— start —

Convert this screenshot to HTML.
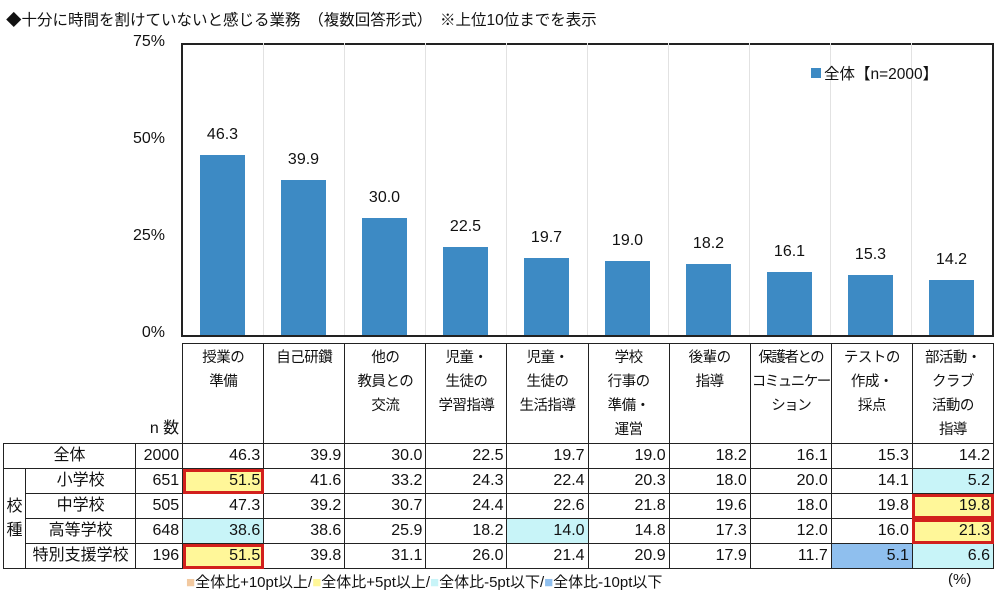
<!DOCTYPE html><html><head><meta charset="utf-8"><style>
body{margin:0;width:1000px;height:595px;background:#fff;position:relative;overflow:hidden;font-family:"Liberation Sans","Noto Sans CJK JP",sans-serif;color:#111}
.a{position:absolute}
.yl{font-size:16px;width:50px;text-align:right;left:115px}
.bar{position:absolute;background:#3d8ac4;width:45px}
.bv{position:absolute;font-size:16px;width:81px;text-align:center}
.g{position:absolute;top:43px;height:292px;width:1px;background:#e2e2e2}
table{position:absolute;left:3px;top:343px;border-collapse:collapse;font-size:16px;table-layout:fixed;width:991px}
td{border:1.5px solid #222;padding:0 3px;height:24px;text-align:right;line-height:22px;white-space:nowrap;overflow:visible}
td.h{vertical-align:top;text-align:center;line-height:24px;height:97px;padding:2px 0 0;font-size:14.5px;letter-spacing:-0.5px}
.y{background:#fff799}.c{background:#c8f4f8}.b{background:#8fbfee}
.r{outline:3px solid #d2201c;outline-offset:-3px}
</style></head><body>
<div class="a" style="left:6px;top:8px;font-size:15.5px">◆十分に時間を割けていないと感じる業務　（複数回答形式）　※上位10位までを表示</div>
<div class="a yl" style="top:33px">75%</div>
<div class="a yl" style="top:130px">50%</div>
<div class="a yl" style="top:227px">25%</div>
<div class="a yl" style="top:324px">0%</div>
<div class="a" style="left:181px;top:43px;width:809px;height:290px;border:2px solid #222"></div>
<div class="g" style="left:263px"></div><div class="g" style="left:344px"></div><div class="g" style="left:425px"></div><div class="g" style="left:506px"></div><div class="g" style="left:587px"></div><div class="g" style="left:668px"></div><div class="g" style="left:749px"></div><div class="g" style="left:830px"></div><div class="g" style="left:911px"></div>
<div class="a" style="left:811px;top:68px;width:10px;height:10px;background:#3d8ac4"></div>
<div class="a" style="left:824px;top:62px;font-size:15.5px">全体【n=2000】</div>
<div id="bars"></div>
<script>
var v=[46.3,39.9,30.0,22.5,19.7,19.0,18.2,16.1,15.3,14.2],h='';
v.forEach(function(x,i){var l=182+i*81,t=335-x*3.893;
h+='<div class="bar" style="left:'+(l+18)+'px;top:'+t+'px;height:'+(335-t)+'px"></div><div class="bv" style="left:'+l+'px;top:'+(t-29)+'px">'+x.toFixed(1)+'</div>';});
document.getElementById('bars').innerHTML=h;
</script>
<table>
<colgroup><col style="width:22px"><col style="width:110px"><col style="width:47px"><col span="10" style="width:81px"></colgroup>
<tr><td colspan="3" style="border:none;border-bottom:1.5px solid #222;vertical-align:bottom;text-align:right;padding-bottom:3px">n 数</td>
<td class="h">授業の<br>準備</td><td class="h">自己研鑽</td><td class="h">他の<br>教員との<br>交流</td><td class="h">児童・<br>生徒の<br>学習指導</td><td class="h">児童・<br>生徒の<br>生活指導</td><td class="h">学校<br>行事の<br>準備・<br>運営</td><td class="h">後輩の<br>指導</td><td class="h" style="letter-spacing:-1.5px">保護者との<br>コミュニケー<br>ション</td><td class="h">テストの<br>作成・<br>採点</td><td class="h">部活動・<br>クラブ<br>活動の<br>指導</td></tr>
<tr><td colspan="2" style="text-align:center">全体</td><td>2000</td><td>46.3</td><td>39.9</td><td>30.0</td><td>22.5</td><td>19.7</td><td>19.0</td><td>18.2</td><td>16.1</td><td>15.3</td><td>14.2</td></tr>
<tr><td rowspan="4" style="text-align:center;padding:0;line-height:24px">校<br>種</td><td style="text-align:center">小学校</td><td>651</td><td class="y r">51.5</td><td>41.6</td><td>33.2</td><td>24.3</td><td>22.4</td><td>20.3</td><td>18.0</td><td>20.0</td><td>14.1</td><td class="c">5.2</td></tr>
<tr><td style="text-align:center">中学校</td><td>505</td><td>47.3</td><td>39.2</td><td>30.7</td><td>24.4</td><td>22.6</td><td>21.8</td><td>19.6</td><td>18.0</td><td>19.8</td><td class="y r">19.8</td></tr>
<tr><td style="text-align:center">高等学校</td><td>648</td><td class="c">38.6</td><td>38.6</td><td>25.9</td><td>18.2</td><td class="c">14.0</td><td>14.8</td><td>17.3</td><td>12.0</td><td>16.0</td><td class="y r">21.3</td></tr>
<tr><td style="text-align:center">特別支援学校</td><td>196</td><td class="y r">51.5</td><td>39.8</td><td>31.1</td><td>26.0</td><td>21.4</td><td>20.9</td><td>17.9</td><td>11.7</td><td class="b">5.1</td><td class="c">6.6</td></tr>
</table>
<div class="a" style="left:186px;top:571px;font-size:15px"><span style="color:#f2c9a0">■</span>全体比+10pt以上/<span style="color:#fff799">■</span>全体比+5pt以上/<span style="color:#c8f4f8">■</span>全体比-5pt以下/<span style="color:#8fbfee">■</span>全体比-10pt以下</div>
<div class="a" style="left:948px;top:571px;font-size:15px">(%)</div>
</body></html>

— end —

■ PROMPT:
All of the data above should be transcribed verbatim, with pictures omitted.

■ PROBLEM SOLUTION:
Convert this screenshot to HTML.
<!DOCTYPE html><html><head><meta charset="utf-8"><style>
body{margin:0;width:1000px;height:595px;background:#fff;position:relative;overflow:hidden;font-family:"Liberation Sans","Noto Sans CJK JP",sans-serif;color:#111}
.a{position:absolute}
.yl{font-size:16px;width:50px;text-align:right;left:115px}
.bar{position:absolute;background:#3d8ac4;width:45px}
.bv{position:absolute;font-size:16px;width:81px;text-align:center}
.g{position:absolute;top:43px;height:292px;width:1px;background:#e2e2e2}
table{position:absolute;left:3px;top:343px;border-collapse:collapse;font-size:16px;table-layout:fixed;width:991px}
td{border:1.5px solid #222;padding:0 3px;height:24px;text-align:right;line-height:22px;white-space:nowrap;overflow:visible}
td.h{vertical-align:top;text-align:center;line-height:24px;height:97px;padding:2px 0 0;font-size:14.5px;letter-spacing:-0.5px}
.y{background:#fff799}.c{background:#c8f4f8}.b{background:#8fbfee}
.r{outline:3px solid #d2201c;outline-offset:-3px}
</style></head><body>
<div class="a" style="left:6px;top:8px;font-size:15.5px">◆十分に時間を割けていないと感じる業務　（複数回答形式）　※上位10位までを表示</div>
<div class="a yl" style="top:33px">75%</div>
<div class="a yl" style="top:130px">50%</div>
<div class="a yl" style="top:227px">25%</div>
<div class="a yl" style="top:324px">0%</div>
<div class="a" style="left:181px;top:43px;width:809px;height:290px;border:2px solid #222"></div>
<div class="g" style="left:263px"></div><div class="g" style="left:344px"></div><div class="g" style="left:425px"></div><div class="g" style="left:506px"></div><div class="g" style="left:587px"></div><div class="g" style="left:668px"></div><div class="g" style="left:749px"></div><div class="g" style="left:830px"></div><div class="g" style="left:911px"></div>
<div class="a" style="left:811px;top:68px;width:10px;height:10px;background:#3d8ac4"></div>
<div class="a" style="left:824px;top:62px;font-size:15.5px">全体【n=2000】</div>
<div id="bars"></div>
<script>
var v=[46.3,39.9,30.0,22.5,19.7,19.0,18.2,16.1,15.3,14.2],h='';
v.forEach(function(x,i){var l=182+i*81,t=335-x*3.893;
h+='<div class="bar" style="left:'+(l+18)+'px;top:'+t+'px;height:'+(335-t)+'px"></div><div class="bv" style="left:'+l+'px;top:'+(t-29)+'px">'+x.toFixed(1)+'</div>';});
document.getElementById('bars').innerHTML=h;
</script>
<table>
<colgroup><col style="width:22px"><col style="width:110px"><col style="width:47px"><col span="10" style="width:81px"></colgroup>
<tr><td colspan="3" style="border:none;border-bottom:1.5px solid #222;vertical-align:bottom;text-align:right;padding-bottom:3px">n 数</td>
<td class="h">授業の<br>準備</td><td class="h">自己研鑽</td><td class="h">他の<br>教員との<br>交流</td><td class="h">児童・<br>生徒の<br>学習指導</td><td class="h">児童・<br>生徒の<br>生活指導</td><td class="h">学校<br>行事の<br>準備・<br>運営</td><td class="h">後輩の<br>指導</td><td class="h" style="letter-spacing:-1.5px">保護者との<br>コミュニケー<br>ション</td><td class="h">テストの<br>作成・<br>採点</td><td class="h">部活動・<br>クラブ<br>活動の<br>指導</td></tr>
<tr><td colspan="2" style="text-align:center">全体</td><td>2000</td><td>46.3</td><td>39.9</td><td>30.0</td><td>22.5</td><td>19.7</td><td>19.0</td><td>18.2</td><td>16.1</td><td>15.3</td><td>14.2</td></tr>
<tr><td rowspan="4" style="text-align:center;padding:0;line-height:24px">校<br>種</td><td style="text-align:center">小学校</td><td>651</td><td class="y r">51.5</td><td>41.6</td><td>33.2</td><td>24.3</td><td>22.4</td><td>20.3</td><td>18.0</td><td>20.0</td><td>14.1</td><td class="c">5.2</td></tr>
<tr><td style="text-align:center">中学校</td><td>505</td><td>47.3</td><td>39.2</td><td>30.7</td><td>24.4</td><td>22.6</td><td>21.8</td><td>19.6</td><td>18.0</td><td>19.8</td><td class="y r">19.8</td></tr>
<tr><td style="text-align:center">高等学校</td><td>648</td><td class="c">38.6</td><td>38.6</td><td>25.9</td><td>18.2</td><td class="c">14.0</td><td>14.8</td><td>17.3</td><td>12.0</td><td>16.0</td><td class="y r">21.3</td></tr>
<tr><td style="text-align:center">特別支援学校</td><td>196</td><td class="y r">51.5</td><td>39.8</td><td>31.1</td><td>26.0</td><td>21.4</td><td>20.9</td><td>17.9</td><td>11.7</td><td class="b">5.1</td><td class="c">6.6</td></tr>
</table>
<div class="a" style="left:186px;top:571px;font-size:15px"><span style="color:#f2c9a0">■</span>全体比+10pt以上/<span style="color:#fff799">■</span>全体比+5pt以上/<span style="color:#c8f4f8">■</span>全体比-5pt以下/<span style="color:#8fbfee">■</span>全体比-10pt以下</div>
<div class="a" style="left:948px;top:571px;font-size:15px">(%)</div>
</body></html>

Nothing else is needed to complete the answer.